Treasury registrar Nehemiah Mchechu speaks during his meeting with board chairpersons and heads of government institutions and agencies and public organisations in Dar es Salaam yesterday. PHOTO | ERICKY BONIPHACE
Summary
· Controller and Auditor General (CAG) Charles Kichere revealed in his report released a few days ago that the operations of 16 government entities rely on loans because they have low capital compared to their actual needs
Dar es Salaam. The government plans to set up an investment fund in a
fresh bid to address lack of capital among public institutions whose current
requirements stand at Sh1.1 trillion.
This was revealed yesterday by
Treasury registrar Nehemiah Mchechu during his meeting with chairpersons and
heads of various government and public institutions, as well as government
agencies.
He said the fund to be established
within a year would be of paramount importance in raising money required for
investing in various areas.
Controller and Auditor General (CAG)
Charles Kichere revealed in his report released a few days ago that the
operations of 16 government entities rely on loans because they have low
capital compared to their actual needs.
“We are committed to addressing the
financial challenge that public institutions are grappling with. Presently,
some Sh1.1 trillion is required to keep things moving,” said Mr Mchechu.
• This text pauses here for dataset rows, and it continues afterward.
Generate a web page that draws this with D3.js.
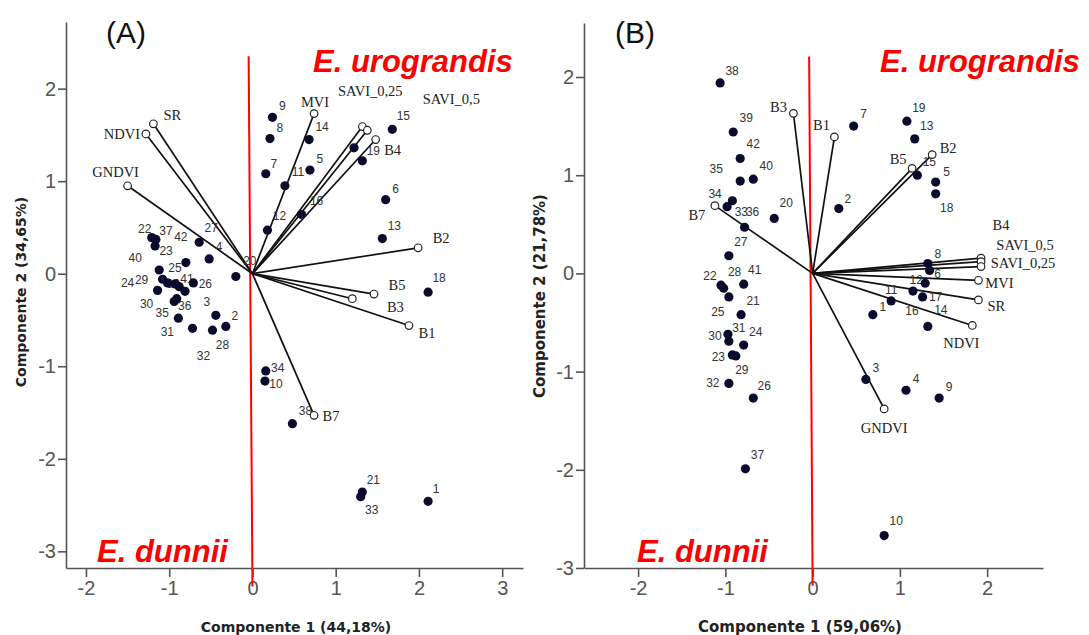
<!DOCTYPE html>
<html>
<head>
<meta charset="utf-8">
<script src="https://cdn.jsdelivr.net/npm/d3@7/dist/d3.min.js"></script>
<style>
  html, body { margin: 0; padding: 0; background: #fff; }
  svg { display: block; }
</style>
</head>
<body>
<svg id="chart" width="1089" height="635"></svg>
<script>
// ---------- Biplot (A): sample scores ----------
const idsA  = [1,2,3,4,5,6,7,8,9,10,11,12,13,14,15,16,17,18,19,20,21,22,23,24,25,26,27,28,29,30,31,32,33,34,35,36,37,38,39,40,41,42];
const pc1A  = [2.11,-0.32,-0.44,-0.52,0.69,1.60,0.16,0.21,0.24,0.15,0.39,0.18,1.56,0.68,1.68,0.59,1.22,2.11,1.32,-0.20,1.32,-1.21,-1.17,-1.02,-0.93,-0.71,-0.64,-0.48,-1.08,-1.14,-0.89,-0.72,1.30,0.16,-0.94,-0.91,-1.16,0.48,-0.88,-1.12,-0.81,-0.80];
const pc2A  = [-2.46,-0.57,-0.45,0.16,1.12,0.80,1.08,1.46,1.69,-1.16,0.95,0.47,0.38,1.45,1.56,0.64,1.36,-0.20,1.22,-0.03,-2.36,0.39,0.30,-0.10,-0.11,-0.10,0.34,-0.61,-0.06,-0.18,-0.48,-0.59,-2.41,-1.05,-0.30,-0.27,0.37,-1.62,-0.14,0.04,-0.19,0.12];
// ---------- Biplot (A): variable loadings ----------
const varsA  = ["SR","NDVI","GNDVI","MVI","SAVI_0,25","SAVI_0,5","B4","B2","B5","B3","B1","B7"];
const load1A = [-1.19,-1.28,-1.50,0.74,1.32,1.38,1.48,1.99,1.46,1.20,1.88,0.74];
const load2A = [1.62,1.51,0.95,1.73,1.59,1.55,1.45,0.28,-0.22,-0.27,-0.56,-1.53];
const xTicksA = [-2,-1,0,1,2,3];
const yTicksA = [-3,-2,-1,0,1,2];

// ---------- Biplot (B): sample scores ----------
const idsB  = [1,2,3,4,5,6,7,8,9,10,11,12,13,14,15,16,17,18,19,20,21,22,23,24,25,26,27,28,29,30,31,32,33,34,35,36,37,38,39,40,41,42];
const pc1B  = [0.69,0.30,0.61,1.07,1.41,1.34,0.47,1.32,1.45,0.82,0.90,1.29,1.17,1.32,1.20,1.15,1.26,1.41,1.08,-0.44,-0.82,-1.05,-0.92,-0.79,-0.96,-0.68,-0.96,-1.02,-0.88,-0.97,-0.96,-0.96,-0.92,-0.98,-0.83,-0.78,-0.77,-1.06,-0.91,-0.68,-0.79,-0.83];
const pc2B  = [-0.42,0.66,-1.08,-1.19,0.93,0.03,1.50,0.10,-1.27,-2.67,-0.28,-0.10,1.37,-0.54,1.00,-0.18,-0.24,0.81,1.55,0.56,-0.42,-0.12,-0.83,-0.73,-0.24,-1.27,0.18,-0.15,-0.84,-0.62,-0.69,-1.12,0.74,0.68,0.94,0.47,-1.99,1.94,1.44,0.96,-0.11,1.17];
// ---------- Biplot (B): variable loadings ----------
const varsB  = ["B3","B1","B5","B2","B4","SAVI_0,5","SAVI_0,25","MVI","SR","NDVI","B7","GNDVI"];
const load1B = [-0.22,0.25,1.14,1.37,1.93,1.93,1.93,1.90,1.90,1.83,-1.12,0.82];
const load2B = [1.63,1.39,1.07,1.21,0.155,0.12,0.07,-0.07,-0.27,-0.53,0.69,-1.38];
const xTicksB = [-2,-1,0,1,2];
const yTicksB = [-3,-2,-1,0,1,2];

// ---------- label placement (pixel nudges from each marker) ----------
const nudgePtsA = {1:[8,-12],2:[9,-10],3:[-9,-13],4:[10,-12],5:[10,-11],6:[10,-11],7:[8,-10],8:[10,-11],9:[10,-11],10:[11,3],
  11:[13,-14],12:[12,-14],13:[12,-13],14:[13,-13],15:[11,-13],16:[15,-13],17:null,18:[11,-14],19:[11,-10],20:[14,-15],
  21:[11,-12],22:[-7,-9],23:[11,5],24:[-40,0],25:[0,-16],26:[12,1],27:[12,-14],28:[10,15],29:[-21,1],30:[-11,14],
  31:[-11,14],32:[11,28],33:[11,13],34:[12,-3],35:[-12,12],36:[8,7],37:[10,-8],38:[13,-13],39:[-6,-3],40:[-24,-12],
  41:[2,-12],42:[-5,-26]};
const nudgeVarsA = {"SR":[19,-9],"NDVI":[-24,0],"GNDVI":[-12,-14],"MVI":[1,-12],"SAVI_0,25":[8,-36],"SAVI_0,5":[84,-31],
  "B4":[17,10],"B2":[23,-10],"B5":[23,-9],"B3":[43,8],"B1":[18,7],"B7":[17,1]};
const nudgePtsB = {1:[10,-8],2:[9,-10],3:[10,-11],4:[10,-11],5:[11,-10],6:[8,4],7:[10,-12],8:[10,-10],9:[10,-11],10:[12,-15],
  11:[0,-11],12:[-9,-3],13:[12,-13],14:[13,-16],15:[12,-13],16:[-1,20],17:[13,0],18:[11,14],19:[12,-13],20:[12,-15],
  21:[12,-14],22:[-11,-9],23:[-14,2],24:[12,-13],25:[-11,15],26:[11,-12],27:[12,-14],28:[11,-16],29:[6,14],30:[-13,2],
  31:[10,-13],32:[-16,0],33:[9,11],34:[-12,-13],35:[-24,-12],36:[8,-15],37:[12,-14],38:[12,-12],39:[13,-14],40:[13,-13],
  41:[11,-14],42:[13,-15]};
const nudgeVarsB = {"B3":[-15,-6],"B1":[-13,-12],"B5":[-14,-9],"B2":[16,-7],"B4":[20,-33],"SAVI_0,5":[44,-17],
  "SAVI_0,25":[42,-4],"MVI":[21,3],"SR":[18,6],"NDVI":[-11,18],"B7":[-18,9],"GNDVI":[0,19]};

const SANS = "'Liberation Sans', Arial, sans-serif";
const SERIF = "'Liberation Serif', 'Times New Roman', serif";
const svg = d3.select("#chart");

function drawPanel(p) {
  const g = svg.append("g");
  const x = d3.scaleLinear().domain(p.xDom).range(p.xRange);
  const y = d3.scaleLinear().domain(p.yDom).range(p.yRange);

  // axes (left and bottom only)
  const ax = g.append("g").attr("transform", `translate(0,${p.yRange[0]})`)
    .call(d3.axisBottom(x).tickValues(p.xTicks).tickSize(9).tickSizeOuter(0).tickPadding(4).tickFormat(d => String(d)));
  const ay = g.append("g").attr("transform", `translate(${p.xRange[0]},0)`)
    .call(d3.axisLeft(y).tickValues(p.yTicks).tickSize(8).tickSizeOuter(0).tickPadding(2).tickFormat(d => String(d)));
  [ax, ay].forEach(a => {
    a.select(".domain").attr("stroke", "#555").attr("stroke-width", 1.6);
    a.selectAll(".tick line").attr("stroke", "#555").attr("stroke-width", 1.6);
    a.selectAll(".tick text").attr("fill", "#555").style("font-family", SANS).style("font-size", "20px");
  });

  // axis titles
  g.append("text").attr("x", p.xTitlePos[0]).attr("y", p.xTitlePos[1])
    .attr("text-anchor", "middle").attr("fill", "#222")
    .style("font-family", "'DejaVu Sans', Verdana, sans-serif").style("font-weight", "bold").style("font-size", p.titleSize + "px")
    .text(p.xTitle);
  g.append("text").attr("transform", `translate(${p.yTitlePos[0]},${p.yTitlePos[1]}) rotate(-90)`)
    .attr("text-anchor", "middle").attr("fill", "#222")
    .style("font-family", "'DejaVu Sans', Verdana, sans-serif").style("font-weight", "bold").style("font-size", p.titleSize + "px")
    .text(p.yTitle);

  // red divider line between the two species groups
  g.append("line")
    .attr("x1", x(p.divider[0][0])).attr("y1", y(p.divider[0][1]))
    .attr("x2", x(p.divider[1][0])).attr("y2", y(p.divider[1][1]))
    .attr("stroke", "#ff0000").attr("stroke-width", 2);

  // variable vectors
  const vars = p.vars.map((n, i) => ({ name: n, a: p.load1[i], b: p.load2[i] }));
  g.append("g").selectAll("line").data(vars).join("line")
    .attr("x1", x(0)).attr("y1", y(0))
    .attr("x2", d => x(d.a)).attr("y2", d => y(d.b))
    .attr("stroke", "#111").attr("stroke-width", 1.7);

  // sample points
  const pts = p.ids.map((id, i) => ({ id, a: p.pc1[i], b: p.pc2[i] }));
  g.append("g").selectAll("text").data(pts.filter(d => p.nudgePts[d.id])).join("text")
    .attr("x", d => x(d.a) + p.nudgePts[d.id][0])
    .attr("y", d => y(d.b) + p.nudgePts[d.id][1])
    .attr("text-anchor", "middle").attr("dominant-baseline", "central")
    .attr("fill", "#333").style("font-family", SANS).style("font-size", "12px")
    .text(d => d.id);
  g.append("g").selectAll("circle").data(pts).join("circle")
    .attr("cx", d => x(d.a)).attr("cy", d => y(d.b)).attr("r", 4.6)
    .attr("fill", "#0b0b2e");

  // vector end markers and names
  g.append("g").selectAll("circle").data(vars).join("circle")
    .attr("cx", d => x(d.a)).attr("cy", d => y(d.b)).attr("r", 3.8)
    .attr("fill", "#fff").attr("stroke", "#222").attr("stroke-width", 1.2);
  g.append("g").selectAll("text").data(vars).join("text")
    .attr("x", d => x(d.a) + p.nudgeVars[d.name][0])
    .attr("y", d => y(d.b) + p.nudgeVars[d.name][1])
    .attr("text-anchor", "middle").attr("dominant-baseline", "central")
    .attr("fill", "#222").style("font-family", SERIF).style("font-size", "14.5px")
    .text(d => d.name);

  // panel letter and group annotations
  g.append("text").attr("x", p.letterPos[0]).attr("y", p.letterPos[1])
    .attr("fill", "#111").style("font-family", SANS).style("font-size", "30px").text(p.letter);
  const red = (t, pos) => g.append("text").attr("x", pos[0]).attr("y", pos[1])
    .attr("fill", "#ff0000").style("font-family", SANS).style("font-weight", "bold")
    .style("font-style", "italic").style("font-size", "31px").text(t);
  red("E. urograndis", p.uroPos);
  red("E. dunnii", p.dunPos);
}

drawPanel({
  ids: idsA, pc1: pc1A, pc2: pc2A, vars: varsA, load1: load1A, load2: load2A,
  xTicks: xTicksA, yTicks: yTicksA,
  xDom: [-2.24, 3.25], xRange: [66, 523], yDom: [-3.18, 2.72], yRange: [568, 22],
  nudgePts: nudgePtsA, nudgeVars: nudgeVarsA,
  divider: [[-0.046, 2.35], [0, -3.38]],
  xTitle: "Componente 1 (44,18%)", yTitle: "Componente 2 (34,65%)",
  xTitlePos: [296, 632], yTitlePos: [26, 292], titleSize: 14,
  letter: "(A)", letterPos: [106, 43], uroPos: [313, 72], dunPos: [97, 562]
});

drawPanel({
  ids: idsB, pc1: pc1B, pc2: pc2B, vars: varsB, load1: load1B, load2: load2B,
  xTicks: xTicksB, yTicks: yTicksB,
  xDom: [-2.62, 2.64], xRange: [584, 1043], yDom: [-3, 2.55], yRange: [568, 23],
  nudgePts: nudgePtsB, nudgeVars: nudgeVarsB,
  divider: [[-0.04, 2.21], [0, -3.18]],
  xTitle: "Componente 1 (59,06%)", yTitle: "Componente 2 (21,78%)",
  xTitlePos: [800, 632], yTitlePos: [545, 296], titleSize: 15,
  letter: "(B)", letterPos: [615, 43], uroPos: [880, 72], dunPos: [637, 562]
});
</script>
</body>
</html>
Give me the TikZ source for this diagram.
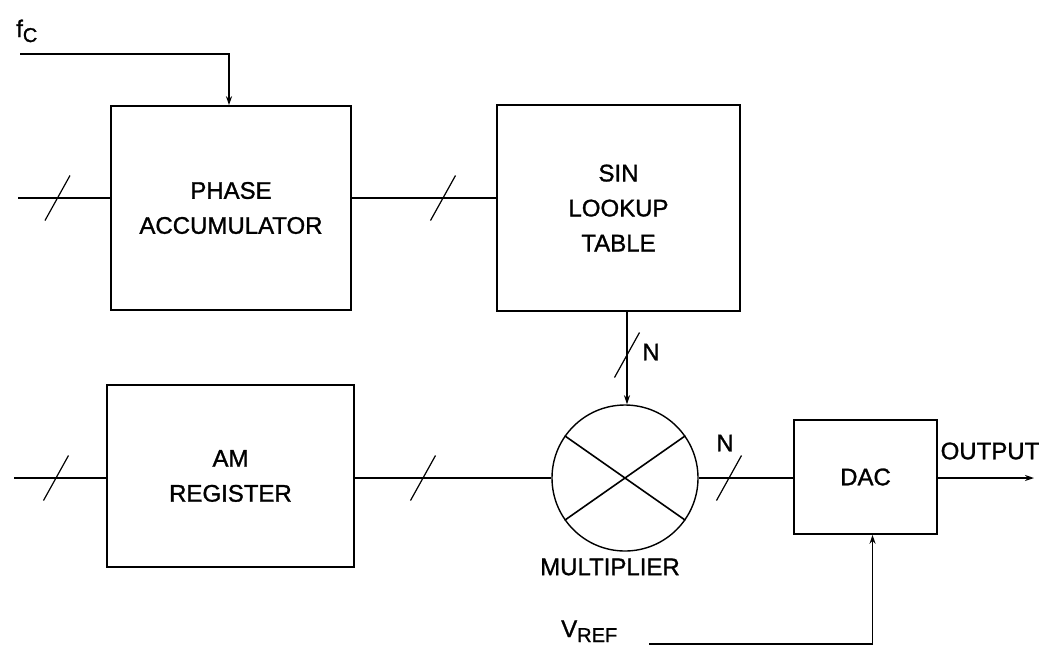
\documentclass[tikz,border=0pt]{standalone}
\usepackage{fontspec}
\setmainfont{Liberation Sans}
\newfontfamily\dfont{Liberation Sans}[FakeBold=1.2]
\usetikzlibrary{arrows.meta,calc}
\tikzset{
  blk/.style={draw, line width=1.6pt, rectangle, inner sep=0pt, align=center,
    font=\dfont\fontsize{24}{35}\selectfont},
  mulc/.style={draw, line width=1.4pt, circle, minimum size=146pt, inner sep=0pt},
  wire/.style={line width=1.6pt},
  arr/.style={line width=1.6pt, -{Stealth[length=9pt,width=6pt]}},
  bus/.style={line width=1.2pt},
  lbl/.style={font=\dfont\fontsize{24}{28}\selectfont, inner sep=0pt}
}
\begin{document}
\begin{tikzpicture}[x=1pt,y=-1pt]
\useasboundingbox (0,0) rectangle (1043,649);
% blocks
\node[blk, minimum width=240pt, minimum height=204pt] (phase) at (231,208) {PHASE\\ACCUMULATOR};
\node[blk, minimum width=243pt, minimum height=206pt] (sin) at (618.5,208) {SIN\\LOOKUP\\TABLE};
\node[blk, minimum width=247pt, minimum height=182pt] (am) at (230.5,476) {AM\\REGISTER};
\node[blk, minimum width=143pt, minimum height=114pt] (dac) at (865.5,477) {DAC};
\node[mulc] (mult) at (625,478) {};
\draw[wire] (mult.35) -- (mult.215);
\draw[wire] (mult.145) -- (mult.325);
% coordinates
\coordinate (fc) at (20,54);
\coordinate (inP) at (18,198);
\coordinate (ps) at (400,198);
\coordinate (inA) at (14,478);
\coordinate (vr) at (649,644);
\coordinate (out) at (1034,478);
% connectors
\draw[arr] (fc) -| ([xshift=-2pt]phase.north);
\draw[wire] (inP) -- (inP -| phase.west);
\draw[wire] (ps -| phase.east) -- (ps -| sin.west);
\draw[arr] ([xshift=2pt]mult.north |- sin.south) -- ([xshift=2pt]mult.north);
\draw[wire] (inA) -- (inA -| am.west);
\draw[wire] (am.east |- mult.west) -- (mult.west);
\draw[wire] (mult.east) -- (mult.east -| dac.west);
\draw[arr] (dac.east |- out) -- (out);
\draw[arr] (vr) -| ([xshift=7pt]dac.south);
% bus slashes
\foreach \c in {(57.5,198),(443,198),(627,355),(56,478),(423,478),(729,478)}{
  \draw[bus] \c ++(-12.5,22.5) -- ++(25,-45);
}
% labels
\node[lbl, anchor=center] (n1) at (651,352) {N};
\node[lbl, anchor=center] (n2) at (725,443) {N};
\node[lbl, anchor=center] (outl) at (990,451) {OUTPUT};
\node[lbl, anchor=center] (multl) at (610,567) {MULTIPLIER};
\node[lbl, anchor=base west] (fcl) at (16,37) {f\raisebox{-5pt}{\fontsize{20}{20}\selectfont C}};
\node[lbl, anchor=base west] (vrl) at (561,637) {V\raisebox{-5pt}{\fontsize{20}{20}\selectfont REF}};
\end{tikzpicture}
\end{document}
In three years, he added, a total of
Sh3 trillion will be required to keep the public institutions going.
However, he urged chairpersons and
heads of public and government institutions and agencies to invest the money
wisely.
“If we have a good sense of what we
are investing, return on investment will be high and dividend to the government
will be promising,” asserted Mr Mchechu.
The number of government entities
and agencies, and public institutions that issued dividends to the government
decreased to 150 in the 2021/22 Financial Year compared to the preceding year’s
218.
However, not all numbers were
negative and this could be attested to the value of dividend under the period
of review increasing from Sh637.66 billion to Sh 850.28 billion.
Despite the increase in dividend,
the fact that the number of those who issued the same dwindled during the last
financial year, Mr Mchechu expressed his anger with a downward trend in terms
of the number of contributors to the government coffer.
“Some institutions are not
contributing, this is unacceptable. You need to be proactive. You don’t need to
be pushed (to pay a dividend),” said Mr Mchechu.
He said going forward, the country
needed strong institutions that will be at the centre when it comes to helping
the government amid unexpected disasters.
In a bid to scale up efficiency of
public institutions he also urged their board chairmen and heads to have an
appealing strategic and business plan.
He also directed them to have
succession planning so that institutions could have right leaders in place
should a change happen.
The participants of yesterday’s
meeting with the Treasury Registrar commended the government’s plan on card to
transform public institutions.
Tanzania Civil Aviation Authority
(TCAA) director general Hamza Johari said, “I commend the government’s great
strategy and vision that are meant to take us (government and public
institutions) to the next level.”
However, he said, for the dream to
come true, there should be a comprehensive strategy in place that will take on
board all potential stakeholders from the top.
“The strategy should touch all decision
makers if we are to achieve what we want to achieve,” said a soft-spoken
Johari.
Tanzania Commercial Bank (TCB) board
chair Edmund Mndolwa said if public and government institutions were to perform
better, political interference should stop.
Dr Mndolwa called for a seminar that
will bring together boards of directors’ chairmen, heads of institutions and
what he called “bosses” from various ministries.
“We all need to know the demarcation
of our responsibilities,” he asserted.
Air Tanzania Company Limited (ATCL)
managing director and Chief Executive Officer Ladislaus Matindi echoed Dr
Mndolwa’s sentiments.
“If we want to do business, let’s do
business. Nothing else (that is likely to have adverse effects) is needed in
between,” said Mr Matindi.
He said it was high time the country
borrowed a leaf from Ethiopia, Turkey and United Arab Emirates (UAE)’s modals;
they used to have strong national flag air carriers---Ethiopian Airlines,
Turkish Airlines and Emirates respectively.
Occupational Safety and Health
Authority (Osha) board chairperson, Dr Adelhelm Meru said for the public and
government institutions to increase their efficiency, they should be well
staffed.
“Financial resources alone will not
do. We need investment in human capital,” urged Dr Meru.
Representing the ATCL board chair,
Mr John Njawa, who is the board member, said for the government's good strategy
to be fruitful, there should be political sustainability.
“In Africa we have been facing a
problem of unpredictability due to the fact that new leaders have been coming
with new changes and burying the initiatives of their predecessors,” said Mr
Njawa.
“That is why investors view Africa
as not a sustainable place for a long-term investment.”